Pope Gregory I (590–604), one of the greatest Roman leaders of all time, began to emancipate Rome from the exarchs. Sustained by the people, the popes soon exercised greater power in Rome than did the imperial governors, and many secular buildings were converted into churches. The papal elections were, for the next 12 centuries, the main events in Roman history. Two other far-reaching developments (7th–8th cent.) were the division of the people into four classes (clergy, nobility, soldiers, and the lowest class) and the emergence of the Papal States.
The coronation (800) at Rome of Charlemagne as emperor of the West ended all question of Byzantine suzerainty over Rome, but it also inaugurated an era characterized by the ambiguous relationship between the emperors and the popes. That era was punctuated by visits to the city by the German kings, to be crowned emperor or to secure the election of a pope to their liking or to impose their will on the pope. In 846, Rome was sacked by the Arabs; the Leonine walls were built to protect the city, but they did not prevent the frequent occupations and plunderings of the city by Christian powers.
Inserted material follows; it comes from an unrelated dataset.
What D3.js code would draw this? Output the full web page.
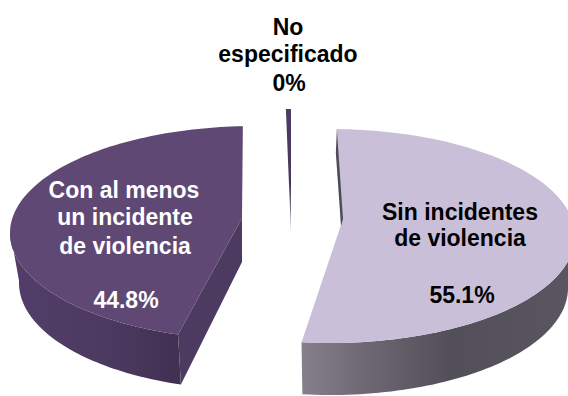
<!DOCTYPE html>
<html lang="es">
<head>
<meta charset="utf-8">
<title>Incidentes de violencia</title>
<script src="https://cdn.jsdelivr.net/npm/d3@7"></script>
<style>
  html, body { margin: 0; padding: 0; background: #fff; }
  svg { display: block; }
  text { font-family: "Liberation Sans", Arial, sans-serif; font-weight: 700; font-size: 23px; text-anchor: middle; }
</style>
</head>
<body>
<svg id="chart" width="568" height="396"></svg>
<script>
// Survey shares, in pie order starting at twelve o'clock
const categories = ["Sin incidentes de violencia", "Con al menos un incidente de violencia", "No especificado"];
const shares = [55.1, 44.8, 0.1];
const valueLabels = ["55.1%", "44.8%", "0%"];

// Tilted-disc geometry of each exploded wedge (pixels and degrees)
const wedgeGeometry = [
  { hub: [341, 225], centre: [330, 236], rx: 245, ry: 107, rimStart: 1.6, gain: 0.933, depth: 52, baseRx: 238 },
  { hub: [242, 218], centre: [255, 233], rx: 245, ry: 107, rimStart: 198.3, gain: 0.985, depth: 50, baseRx: 236 },
  { hub: [291, 233], centre: [291, 233], rx: 245, ry: 124, rimStart: 358.8, gain: 3.33, depth: 0, baseRx: 245 }
];

const faceColours = ["#c9bfd9", "#5f4874", "#4f3b66"];

// Label lines with anchor x and baseline y
const labelBlocks = [
  { fill: "#000", lines: [["Sin incidentes", 460, 220], ["de violencia", 460, 246], [valueLabels[0], 462, 303]] },
  { fill: "#fff", lines: [["Con al menos", 124, 198], ["un incidente", 125, 225], ["de violencia", 125, 254], [valueLabels[1], 126, 308]] },
  { fill: "#000", lines: [["No", 288, 35], ["especificado", 288, 62], [valueLabels[2], 289, 91]] }
];

const svg = d3.select("#chart");
const defs = svg.append("defs");

function horizontalGradient(id, stops) {
  const g = defs.append("linearGradient").attr("id", id)
    .attr("gradientUnits", "userSpaceOnUse")
    .attr("x1", stops[0][0]).attr("x2", stops[stops.length - 1][0])
    .attr("y1", 0).attr("y2", 0);
  stops.forEach(s => g.append("stop")
    .attr("offset", (s[0] - stops[0][0]) / (stops[stops.length - 1][0] - stops[0][0]))
    .attr("stop-color", s[1]));
}
horizontalGradient("wallRight", [[301, "#85808c"], [360, "#6f6a76"], [450, "#524f58"], [568, "#5a5660"]]);
horizontalGradient("wallLeft", [[12, "#523e69"], [100, "#4d3a61"], [183, "#413052"]]);

const thin = defs.append("linearGradient").attr("id", "sliverFade")
  .attr("x1", 0).attr("x2", 0).attr("y1", 0).attr("y2", 1);
thin.append("stop").attr("offset", 0).attr("stop-color", "#4f3b66");
thin.append("stop").attr("offset", 0.6).attr("stop-color", "#463758");
thin.append("stop").attr("offset", 1).attr("stop-color", "#b5b2ba");

const toDeg = 180 / Math.PI, toRad = Math.PI / 180;
const slices = d3.pie().sort(null).value(d => d)(shares);
const line = d3.line();

// Position on the disc rim for a rim angle in degrees
const rimPoint = (g, t, rx = g.rx, dy = 0) => [
  g.centre[0] + rx * Math.sin(t * toRad),
  g.centre[1] + dy - g.ry * Math.cos(t * toRad)
];

slices.forEach((slice, i) => {
  const g = wedgeGeometry[i];
  const sweep = (slice.endAngle - slice.startAngle) * toDeg * g.gain;
  const t0 = g.rimStart, t1 = t0 + sweep;
  const rimAngles = d3.range(t0, t1, Math.max(sweep / 120, 0.02)).concat([t1]);
  const face = [g.hub, ...rimAngles.map(t => rimPoint(g, t))];

  if (g.depth > 0) {
    // Side wall following the front of the rim
    const front = i === 0
      ? rimAngles.filter(t => t >= 90)
      : rimAngles.filter(t => t <= 272);
    const wall = [
      ...front.map(t => rimPoint(g, t)),
      ...front.slice().reverse().map(t => rimPoint(g, t, g.baseRx, g.depth))
    ];
    svg.append("path").attr("d", line(wall) + "Z")
      .attr("fill", i === 0 ? "url(#wallRight)" : "url(#wallLeft)");
  }

  if (i === 1) {
    // Cut face running from the hub to the front corner
    const tip = rimPoint(g, t0);
    const tipBase = rimPoint(g, t0, g.baseRx, g.depth);
    const cut = [g.hub, tip, tipBase, [g.hub[0], g.hub[1] + g.depth - 6]];
    svg.append("path").attr("d", line(cut) + "Z").attr("fill", "#4c3a60");
  }

  svg.append("path").attr("d", line(face) + "Z")
    .attr("fill", i === 2 ? "url(#sliverFade)" : faceColours[i]);

  if (i === 0) {
    // Shaded sliver of the rear cut beside the hub
    const top = rimPoint(g, t0);
    const sliver = [top, [g.hub[0] + 2, g.hub[1] - 6], [g.hub[0], g.hub[1] + 1], [top[0] - 1, top[1] + 24]];
    svg.append("path").attr("d", line(sliver) + "Z").attr("fill", "#4e4a58");
  }
});

labelBlocks.forEach(block => {
  block.lines.forEach(([txt, x, y]) => {
    svg.append("text").attr("x", x).attr("y", y).attr("fill", block.fill).text(txt);
  });
});
</script>
</body>
</html>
By the 10th cent., Rome and the papacy had reached their lowest point. Papal elections, originally exercised by the citizens of Rome, had come under the control of the great noble families, among whom the Frangipani and Pierleone families and later the Orsini and the Colonna were the most powerful. Each of these would rather have torn Rome apart than allowed the other families to gain undue influence. They built fortresses in the city (often improvised transformations of the ancient palaces and theaters) and ruled Rome from them.
From 932 to 954, Alberic, a very able man, governed Rome firmly and restored its self-respect, but after his death and after the proceedings that accompanied the coronation of Otto I as emperor, Rome relapsed into chaos, and the papal dignity once more became the pawn of the emperors and of local feudatories. Contending factions often elected several popes at once. Gregory VII reformed these abuses and strongly claimed the supremacy of the church over the municipality, but he himself ended as an exile, Emperor Henry IV having taken Rome in 1084. The Normans under Robert Guiscard came to rescue Gregory and thoroughly sacked the city on the same occasion (1084).
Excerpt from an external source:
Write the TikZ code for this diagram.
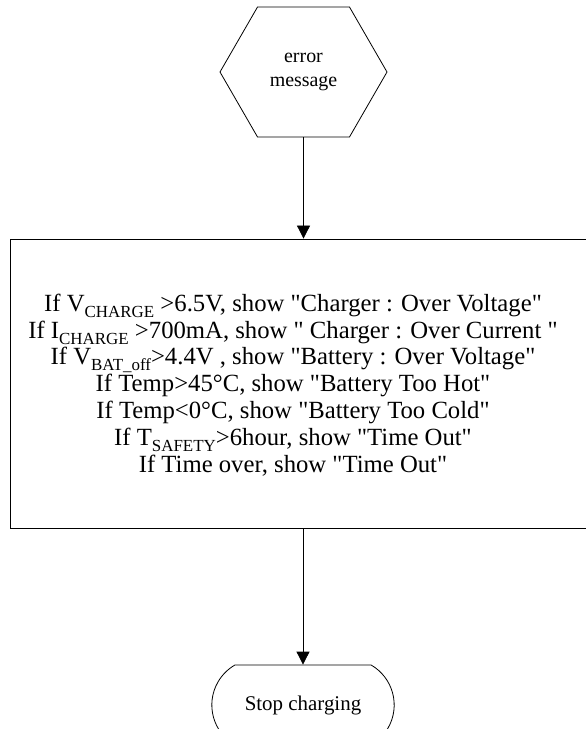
\documentclass[tikz,border=0pt]{standalone}
\usepackage{fontspec}
\setmainfont{Liberation Serif}
\usetikzlibrary{shapes.symbols,shapes.misc,arrows.meta}
\newcommand{\qt}{\textquotedbl}
\newcommand{\lowsub}[1]{\raisebox{-6bp}{\fontsize{17}{17}\selectfont #1}}

\begin{document}
\begin{tikzpicture}[x=1bp,y=-1bp,
    line width=.8bp,
    hexbox/.style={draw, signal, signal to=west and east, signal pointer angle=120,
        minimum width=167bp, minimum height=130bp, inner sep=0pt, align=center,
        font=\fontsize{20}{25}\selectfont},
    listbox/.style={draw, minimum width=600bp, minimum height=289bp, inner sep=0pt},
    endbox/.style={draw, rounded rectangle, rounded rectangle arc length=120,
        minimum width=189bp, minimum height=80bp, font=\fontsize{21}{24}\selectfont},
    flow/.style={-{Triangle[length=13bp,width=13bp]}}]
    \useasboundingbox (0,0) rectangle (586,729);
    \clip (0,0) rectangle (586,729);
    \node[hexbox] (err) at (303.5,72) {\raisebox{-4bp}{error}\\\raisebox{-4bp}{message}};
    \node[listbox] (list) at (310,383.5) {};
    \node[align=center, font=\fontsize{24.8}{27}\selectfont] (cond) at (293,385) {%
        If V\lowsub{CHARGE} >6.5V, show \qt Charger : Over Voltage\qt\\
        If I\lowsub{CHARGE} >700mA, show \qt{} Charger : Over Current \qt\\
        If V\lowsub{BAT\_off}>4.4V , show \qt Battery : Over Voltage\qt\\
        If Temp>45°C, show \qt Battery Too Hot\qt\\
        If Temp<0°C, show \qt Battery Too Cold\qt\\
        If T\lowsub{SAFETY}>6hour, show \qt Time Out\qt\\
        If Time over, show \qt Time Out\qt};
    \node[endbox] (stop) at (303,705) {Stop charging};
    % connectors
    \draw[flow] (err.south) -- (err.south |- list.north);
    \draw[flow] (list.south -| stop.north) -- (stop.north);
\end{tikzpicture}
\end{document}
Papal authority was challenged in the 12th cent. by the communal movement. A commune was set up (1144–55), led by Arnold of Brescia, but it was subdued by the intervention of Emperor Frederick I. Finally, a republic under papal patronage was established, headed by an elected senator. However, civil strife continued between popular and aristocratic factions and between Guelphs and Ghibellines. The commune made war to subdue neighboring cities, for it pretended to rule over the Papal States, particularly the duchy of Rome, which included Latium and parts of Tuscany. Innocent III controlled the government of the city, but it regained its autonomy after the accession of Emperor Frederick II. Later in the 13th cent. foreign senators began to be chosen; among them were Brancaleone degli Andalò (1252–58) and Charles I of Naples.
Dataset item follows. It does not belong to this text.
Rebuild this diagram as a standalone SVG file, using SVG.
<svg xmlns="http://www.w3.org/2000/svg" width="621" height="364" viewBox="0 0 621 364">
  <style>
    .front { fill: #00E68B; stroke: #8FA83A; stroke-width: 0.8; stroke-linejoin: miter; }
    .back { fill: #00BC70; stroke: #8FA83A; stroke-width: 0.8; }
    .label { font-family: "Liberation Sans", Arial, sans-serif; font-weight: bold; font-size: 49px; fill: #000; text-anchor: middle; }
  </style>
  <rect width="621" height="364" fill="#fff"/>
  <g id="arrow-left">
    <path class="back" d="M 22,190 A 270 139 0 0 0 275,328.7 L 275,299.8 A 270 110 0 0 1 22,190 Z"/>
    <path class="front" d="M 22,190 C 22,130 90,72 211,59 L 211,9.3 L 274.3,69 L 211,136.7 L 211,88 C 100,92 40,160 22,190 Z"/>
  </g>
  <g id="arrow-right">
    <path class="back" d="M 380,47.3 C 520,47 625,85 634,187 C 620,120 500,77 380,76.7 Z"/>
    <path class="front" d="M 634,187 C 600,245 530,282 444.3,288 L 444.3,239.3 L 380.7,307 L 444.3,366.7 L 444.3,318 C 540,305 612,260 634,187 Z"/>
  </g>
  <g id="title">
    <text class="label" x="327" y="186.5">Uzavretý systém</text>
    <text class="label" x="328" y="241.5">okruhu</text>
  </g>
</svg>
During the "Babylonian captivity" of the popes at Avignon (1309–78) Rome was desolate, economically ruined, and in constant turmoil. Cola di Rienzi became the champion of the people and tried to revive the ancient Roman institutions, as envisaged also by Petrarch and Dante; in 1347 he was made tribune, but his dreams were doomed. Cardinal Albornoz temporarily restored the papal authority over Rome, but the Great Schism (1378–1417) intervened. Once more a republic was set up. In 1420, Martin V returned to Rome, and with him began the true and effective dominion of the popes in Rome.